START

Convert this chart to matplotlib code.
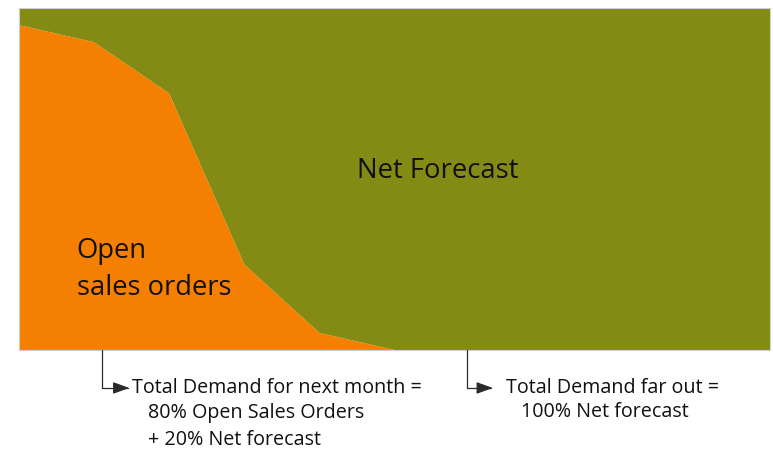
import matplotlib
matplotlib.use("Agg")
import matplotlib.pyplot as plt

# demand share per period (percent of total)
periods = [0, 1, 2, 3, 4, 5, 6, 7, 8, 9, 10]
open_sales = [95, 90, 75, 25, 5, 0, 0, 0, 0, 0, 0]
net_forecast = [100 - v for v in open_sales]

orange = "#f57f00"
olive = "#848b14"

plt.rcParams['font.family'] = ['Open Sans', 'DejaVu Sans']

fig = plt.figure(figsize=(7.73, 4.53), dpi=100)
ax = fig.add_axes([19/773, 1-350/453, 751/773, 342/453])

ax.stackplot(periods, open_sales, net_forecast, colors=[orange, olive], linewidth=0)
ax.set_xlim(0, 10)
ax.set_ylim(0, 100)
ax.set_xticks([])
ax.set_yticks([])
for s in ax.spines.values():
    s.set_color("#cfcfcf")
    s.set_linewidth(0.8)

ax.text(5.58, 52.3, "Net Forecast", fontsize=19.8, ha="center", va="center", color="#111111")
ax.text(0.77, 23.5, "Open\nsales orders", fontsize=19.7, ha="left", va="center",
        color="#111111", linespacing=1.4)

# callouts under the chart
tr = ax.get_xaxis_transform()
arrow = dict(arrowstyle="-|>,head_length=0.5,head_width=0.18",
             connectionstyle="angle,angleA=90,angleB=0,rad=0",
             color="#2a2a2a", lw=0.9, shrinkA=0, shrinkB=0, mutation_scale=20)
ax.annotate("", xy=(1.47, -0.111), xycoords=tr, xytext=(1.1, 0), textcoords=tr,
            arrowprops=arrow, annotation_clip=False)
ax.annotate("", xy=(6.31, -0.111), xycoords=tr, xytext=(5.96, 0), textcoords=tr,
            arrowprops=arrow, annotation_clip=False)

small = 14.2
ax.text(1.51, -0.111, "Total Demand for next month =", transform=tr, fontsize=small,
        ha="left", va="center", color="#111111")
ax.text(1.72, -0.184, "80% Open Sales Orders", transform=tr, fontsize=small,
        ha="left", va="center", color="#111111")
ax.text(1.72, -0.263, "+ 20% Net forecast", transform=tr, fontsize=small,
        ha="left", va="center", color="#111111")
ax.text(6.48, -0.111, "Total Demand far out =", transform=tr, fontsize=small,
        ha="left", va="center", color="#111111")
ax.text(6.69, -0.181, "100% Net forecast", transform=tr, fontsize=small,
        ha="left", va="center", color="#111111")

fig.savefig("out.png", dpi=100)
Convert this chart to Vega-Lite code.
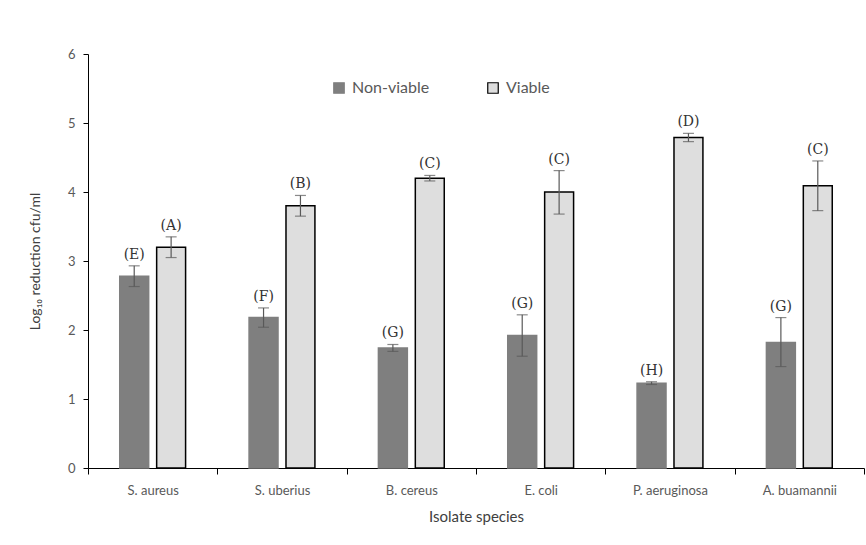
{
  "$schema": "https://vega.github.io/schema/vega-lite/v6.json",
  "width": 776,
  "height": 414,
  "autosize": {"type": "none"},
  "padding": {"left": 88, "top": 54, "right": 2, "bottom": 77},
  "background": "white",
  "config": {
    "view": {"stroke": null},
    "font": "Lato"
  },
  "data": {
    "values": [
      {"species": "S. aureus", "type": "Non-viable", "value": 2.78, "lo": 2.63, "hi": 2.93, "label": "(E)"},
      {"species": "S. aureus", "type": "Viable", "value": 3.2, "lo": 3.05, "hi": 3.35, "label": "(A)"},
      {"species": "S. uberius", "type": "Non-viable", "value": 2.18, "lo": 2.04, "hi": 2.32, "label": "(F)"},
      {"species": "S. uberius", "type": "Viable", "value": 3.8, "lo": 3.65, "hi": 3.95, "label": "(B)"},
      {"species": "B. cereus", "type": "Non-viable", "value": 1.74, "lo": 1.69, "hi": 1.79, "label": "(G)"},
      {"species": "B. cereus", "type": "Viable", "value": 4.2, "lo": 4.16, "hi": 4.24, "label": "(C)"},
      {"species": "E. coli", "type": "Non-viable", "value": 1.92, "lo": 1.62, "hi": 2.22, "label": "(G)"},
      {"species": "E. coli", "type": "Viable", "value": 4.0, "lo": 3.68, "hi": 4.31, "label": "(C)"},
      {"species": "P. aeruginosa", "type": "Non-viable", "value": 1.23, "lo": 1.21, "hi": 1.25, "label": "(H)"},
      {"species": "P. aeruginosa", "type": "Viable", "value": 4.79, "lo": 4.73, "hi": 4.85, "label": "(D)"},
      {"species": "A. buamannii", "type": "Non-viable", "value": 1.82, "lo": 1.47, "hi": 2.18, "label": "(G)"},
      {"species": "A. buamannii", "type": "Viable", "value": 4.09, "lo": 3.73, "hi": 4.45, "label": "(C)"}
    ]
  },
  "encoding": {
    "x": {
      "field": "species",
      "type": "nominal",
      "sort": null,
      "scale": {"paddingInner": 0, "paddingOuter": 0},
      "axis": {
        "title": "Isolate species",
        "titleFont": "Lato",
        "titleFontSize": 15,
        "titleFontWeight": "normal",
        "titleColor": "#404040",
        "titlePadding": 12,
        "labelAngle": 0,
        "labelFontSize": 13,
        "labelColor": "#595959",
        "labelPadding": 10,
        "domainColor": "#000000",
        "domainWidth": 1,
        "tickColor": "#000000",
        "tickSize": 6,
        "tickBand": "extent",
        "grid": false
      }
    },
    "xOffset": {
      "field": "type",
      "type": "nominal",
      "scale": {"paddingInner": 0.216, "paddingOuter": 0.86}
    }
  },
  "layer": [
    {
      "mark": {"type": "bar", "strokeWidth": 1.5},
      "encoding": {
        "y": {
          "field": "value",
          "type": "quantitative",
          "scale": {"domain": [0, 6]},
          "axis": {
            "title": "Log₁₀ reduction cfu/ml",
            "titleFont": "Lato",
            "titleFontSize": 14,
            "titleFontWeight": "normal",
            "titleColor": "#404040",
            "titlePadding": 25,
            "values": [0, 1, 2, 3, 4, 5, 6],
            "format": "d",
            "labelOverlap": false,
            "labelFontSize": 13,
            "labelColor": "#595959",
            "labelPadding": 8,
            "domainColor": "#000000",
            "tickColor": "#000000",
            "tickSize": 5,
            "grid": false
          }
        },
        "fill": {
          "field": "type",
          "type": "nominal",
          "scale": {"domain": ["Non-viable", "Viable"], "range": ["#7f7f7f", "#dedede"]},
          "legend": {
            "title": null,
            "orient": "none",
            "direction": "horizontal",
            "legendX": 243,
            "legendY": 26,
            "symbolType": "square",
            "symbolSize": 110,
            "symbolStrokeWidth": 1.2,
            "labelFontSize": 16,
            "labelColor": "#595959",
            "labelFont": "Lato",
            "columnPadding": 55,
            "labelOffset": 5
          }
        },
        "stroke": {
          "field": "type",
          "type": "nominal",
          "scale": {"domain": ["Non-viable", "Viable"], "range": ["#7f7f7f", "#000000"]},
          "legend": {
            "title": null,
            "orient": "none",
            "direction": "horizontal",
            "legendX": 243,
            "legendY": 26,
            "symbolType": "square",
            "symbolSize": 110,
            "labelFontSize": 16,
            "labelColor": "#595959",
            "labelFont": "Lato",
            "columnPadding": 55,
            "labelOffset": 5
          }
        }
      }
    },
    {
      "mark": {"type": "rule", "color": "#595959", "strokeWidth": 1.2},
      "encoding": {
        "y": {"field": "lo", "type": "quantitative"},
        "y2": {"field": "hi"}
      }
    },
    {
      "mark": {"type": "tick", "color": "#595959", "thickness": 1.2, "size": 11},
      "encoding": {
        "y": {"field": "lo", "type": "quantitative"}
      }
    },
    {
      "mark": {"type": "tick", "color": "#595959", "thickness": 1.2, "size": 11},
      "encoding": {
        "y": {"field": "hi", "type": "quantitative"}
      }
    },
    {
      "mark": {"type": "text", "baseline": "bottom", "dy": -4, "font": "DejaVu Serif", "fontSize": 14, "fill": "#333333"},
      "encoding": {
        "y": {"field": "hi", "type": "quantitative"},
        "text": {"field": "label"}
      }
    }
  ]
}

END

Exercise task >> Quote the entries in full. Any image among them is to be omitted from the copy.

Result of the exercise >>
Convert this chart to matplotlib code.
import matplotlib
matplotlib.use("Agg")
import matplotlib.pyplot as plt

# demand share per period (percent of total)
periods = [0, 1, 2, 3, 4, 5, 6, 7, 8, 9, 10]
open_sales = [95, 90, 75, 25, 5, 0, 0, 0, 0, 0, 0]
net_forecast = [100 - v for v in open_sales]

orange = "#f57f00"
olive = "#848b14"

plt.rcParams['font.family'] = ['Open Sans', 'DejaVu Sans']

fig = plt.figure(figsize=(7.73, 4.53), dpi=100)
ax = fig.add_axes([19/773, 1-350/453, 751/773, 342/453])

ax.stackplot(periods, open_sales, net_forecast, colors=[orange, olive], linewidth=0)
ax.set_xlim(0, 10)
ax.set_ylim(0, 100)
ax.set_xticks([])
ax.set_yticks([])
for s in ax.spines.values():
    s.set_color("#cfcfcf")
    s.set_linewidth(0.8)

ax.text(5.58, 52.3, "Net Forecast", fontsize=19.8, ha="center", va="center", color="#111111")
ax.text(0.77, 23.5, "Open\nsales orders", fontsize=19.7, ha="left", va="center",
        color="#111111", linespacing=1.4)

# callouts under the chart
tr = ax.get_xaxis_transform()
arrow = dict(arrowstyle="-|>,head_length=0.5,head_width=0.18",
             connectionstyle="angle,angleA=90,angleB=0,rad=0",
             color="#2a2a2a", lw=0.9, shrinkA=0, shrinkB=0, mutation_scale=20)
ax.annotate("", xy=(1.47, -0.111), xycoords=tr, xytext=(1.1, 0), textcoords=tr,
            arrowprops=arrow, annotation_clip=False)
ax.annotate("", xy=(6.31, -0.111), xycoords=tr, xytext=(5.96, 0), textcoords=tr,
            arrowprops=arrow, annotation_clip=False)

small = 14.2
ax.text(1.51, -0.111, "Total Demand for next month =", transform=tr, fontsize=small,
        ha="left", va="center", color="#111111")
ax.text(1.72, -0.184, "80% Open Sales Orders", transform=tr, fontsize=small,
        ha="left", va="center", color="#111111")
ax.text(1.72, -0.263, "+ 20% Net forecast", transform=tr, fontsize=small,
        ha="left", va="center", color="#111111")
ax.text(6.48, -0.111, "Total Demand far out =", transform=tr, fontsize=small,
        ha="left", va="center", color="#111111")
ax.text(6.69, -0.181, "100% Net forecast", transform=tr, fontsize=small,
        ha="left", va="center", color="#111111")

fig.savefig("out.png", dpi=100)
Convert this chart to Vega-Lite code.
{
  "$schema": "https://vega.github.io/schema/vega-lite/v6.json",
  "width": 776,
  "height": 414,
  "autosize": {"type": "none"},
  "padding": {"left": 88, "top": 54, "right": 2, "bottom": 77},
  "background": "white",
  "config": {
    "view": {"stroke": null},
    "font": "Lato"
  },
  "data": {
    "values": [
      {"species": "S. aureus", "type": "Non-viable", "value": 2.78, "lo": 2.63, "hi": 2.93, "label": "(E)"},
      {"species": "S. aureus", "type": "Viable", "value": 3.2, "lo": 3.05, "hi": 3.35, "label": "(A)"},
      {"species": "S. uberius", "type": "Non-viable", "value": 2.18, "lo": 2.04, "hi": 2.32, "label": "(F)"},
      {"species": "S. uberius", "type": "Viable", "value": 3.8, "lo": 3.65, "hi": 3.95, "label": "(B)"},
      {"species": "B. cereus", "type": "Non-viable", "value": 1.74, "lo": 1.69, "hi": 1.79, "label": "(G)"},
      {"species": "B. cereus", "type": "Viable", "value": 4.2, "lo": 4.16, "hi": 4.24, "label": "(C)"},
      {"species": "E. coli", "type": "Non-viable", "value": 1.92, "lo": 1.62, "hi": 2.22, "label": "(G)"},
      {"species": "E. coli", "type": "Viable", "value": 4.0, "lo": 3.68, "hi": 4.31, "label": "(C)"},
      {"species": "P. aeruginosa", "type": "Non-viable", "value": 1.23, "lo": 1.21, "hi": 1.25, "label": "(H)"},
      {"species": "P. aeruginosa", "type": "Viable", "value": 4.79, "lo": 4.73, "hi": 4.85, "label": "(D)"},
      {"species": "A. buamannii", "type": "Non-viable", "value": 1.82, "lo": 1.47, "hi": 2.18, "label": "(G)"},
      {"species": "A. buamannii", "type": "Viable", "value": 4.09, "lo": 3.73, "hi": 4.45, "label": "(C)"}
    ]
  },
  "encoding": {
    "x": {
      "field": "species",
      "type": "nominal",
      "sort": null,
      "scale": {"paddingInner": 0, "paddingOuter": 0},
      "axis": {
        "title": "Isolate species",
        "titleFont": "Lato",
        "titleFontSize": 15,
        "titleFontWeight": "normal",
        "titleColor": "#404040",
        "titlePadding": 12,
        "labelAngle": 0,
        "labelFontSize": 13,
        "labelColor": "#595959",
        "labelPadding": 10,
        "domainColor": "#000000",
        "domainWidth": 1,
        "tickColor": "#000000",
        "tickSize": 6,
        "tickBand": "extent",
        "grid": false
      }
    },
    "xOffset": {
      "field": "type",
      "type": "nominal",
      "scale": {"paddingInner": 0.216, "paddingOuter": 0.86}
    }
  },
  "layer": [
    {
      "mark": {"type": "bar", "strokeWidth": 1.5},
      "encoding": {
        "y": {
          "field": "value",
          "type": "quantitative",
          "scale": {"domain": [0, 6]},
          "axis": {
            "title": "Log₁₀ reduction cfu/ml",
            "titleFont": "Lato",
            "titleFontSize": 14,
            "titleFontWeight": "normal",
            "titleColor": "#404040",
            "titlePadding": 25,
            "values": [0, 1, 2, 3, 4, 5, 6],
            "format": "d",
            "labelOverlap": false,
            "labelFontSize": 13,
            "labelColor": "#595959",
            "labelPadding": 8,
            "domainColor": "#000000",
            "tickColor": "#000000",
            "tickSize": 5,
            "grid": false
          }
        },
        "fill": {
          "field": "type",
          "type": "nominal",
          "scale": {"domain": ["Non-viable", "Viable"], "range": ["#7f7f7f", "#dedede"]},
          "legend": {
            "title": null,
            "orient": "none",
            "direction": "horizontal",
            "legendX": 243,
            "legendY": 26,
            "symbolType": "square",
            "symbolSize": 110,
            "symbolStrokeWidth": 1.2,
            "labelFontSize": 16,
            "labelColor": "#595959",
            "labelFont": "Lato",
            "columnPadding": 55,
            "labelOffset": 5
          }
        },
        "stroke": {
          "field": "type",
          "type": "nominal",
          "scale": {"domain": ["Non-viable", "Viable"], "range": ["#7f7f7f", "#000000"]},
          "legend": {
            "title": null,
            "orient": "none",
            "direction": "horizontal",
            "legendX": 243,
            "legendY": 26,
            "symbolType": "square",
            "symbolSize": 110,
            "labelFontSize": 16,
            "labelColor": "#595959",
            "labelFont": "Lato",
            "columnPadding": 55,
            "labelOffset": 5
          }
        }
      }
    },
    {
      "mark": {"type": "rule", "color": "#595959", "strokeWidth": 1.2},
      "encoding": {
        "y": {"field": "lo", "type": "quantitative"},
        "y2": {"field": "hi"}
      }
    },
    {
      "mark": {"type": "tick", "color": "#595959", "thickness": 1.2, "size": 11},
      "encoding": {
        "y": {"field": "lo", "type": "quantitative"}
      }
    },
    {
      "mark": {"type": "tick", "color": "#595959", "thickness": 1.2, "size": 11},
      "encoding": {
        "y": {"field": "hi", "type": "quantitative"}
      }
    },
    {
      "mark": {"type": "text", "baseline": "bottom", "dy": -4, "font": "DejaVu Serif", "fontSize": 14, "fill": "#333333"},
      "encoding": {
        "y": {"field": "hi", "type": "quantitative"},
        "text": {"field": "label"}
      }
    }
  ]
}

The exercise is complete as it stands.